Procurarsi la raccolta di rarità Oeuvrevue (2010), per quanto interessante, non lenirà il dispiacere per una scomparsa troppo repentina e precoce, resa ancor più penosa dal diluvio di stupidaggini piovuto sulla memoria del nostro (dal sito del mensile GQ: «Il batterista punk che scriveva le canzoni d’amore», ma perché? Too Far Down o Bed Of Nails, dal reperorio di Mould, non sono forse canzoni d’amore? Per quale motivo ridurre la sensibilità gigantesca di Hart a uno slogan defilippiano?). Per Grant Hart, per l’autore stupefacente di Don’t Want To Know If You Are Lonely e Sorry Somehow, e per gli Hüsker Dü, cantori epilettici della «teenage wasteland» più eccitante e scorticata messa su vinile dai tempi degli Who, anticipatori della parossistica alternanza tra esplosioni di aggressività e bolle di quiete destinata a diventare un marchio di fabbrica per Pixies e Nirvana; per questi musicisti enormi continua a restare valido il titolo del libro (indispensabile) di Michael Azerrad sul rock alternativo degli anni ’80, Our Band Could Be Your Life (da una canzone dei Minutemen), «la nostra band può essere la tua vita»: la può rispecchiare, in diretta, e la può far sentire meno confusa e sola tramite la partecipazione a un progetto, a un’estetica, a una scena.

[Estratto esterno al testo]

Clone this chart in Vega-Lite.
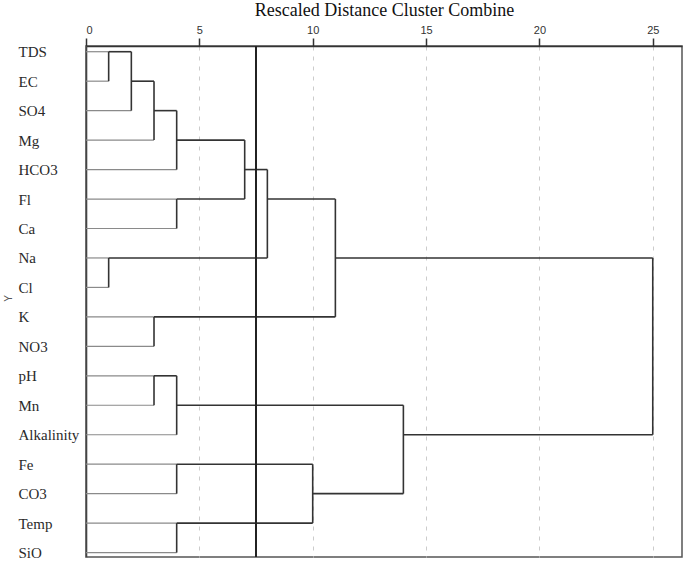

Grant Hart ha fatto parte della mia vita, e continuerà a farlo. È per questo motivo che, prima di riascoltare per l’ennesima volta e a tutto volume Actual Condition, o di contare quante settimane ci separano dall’uscita di Savage Young Dü (triplo cofanetto sui primordi del gruppo in procinto di essere pubblicato dalla Numero Group), trovo giusto dedicargli quanto è dovuto (come minimo) a chi ha saputo essere in anticipo sul suo tempo, segnandone con tratti indelebili la fisionomia: un po’ di silenzio.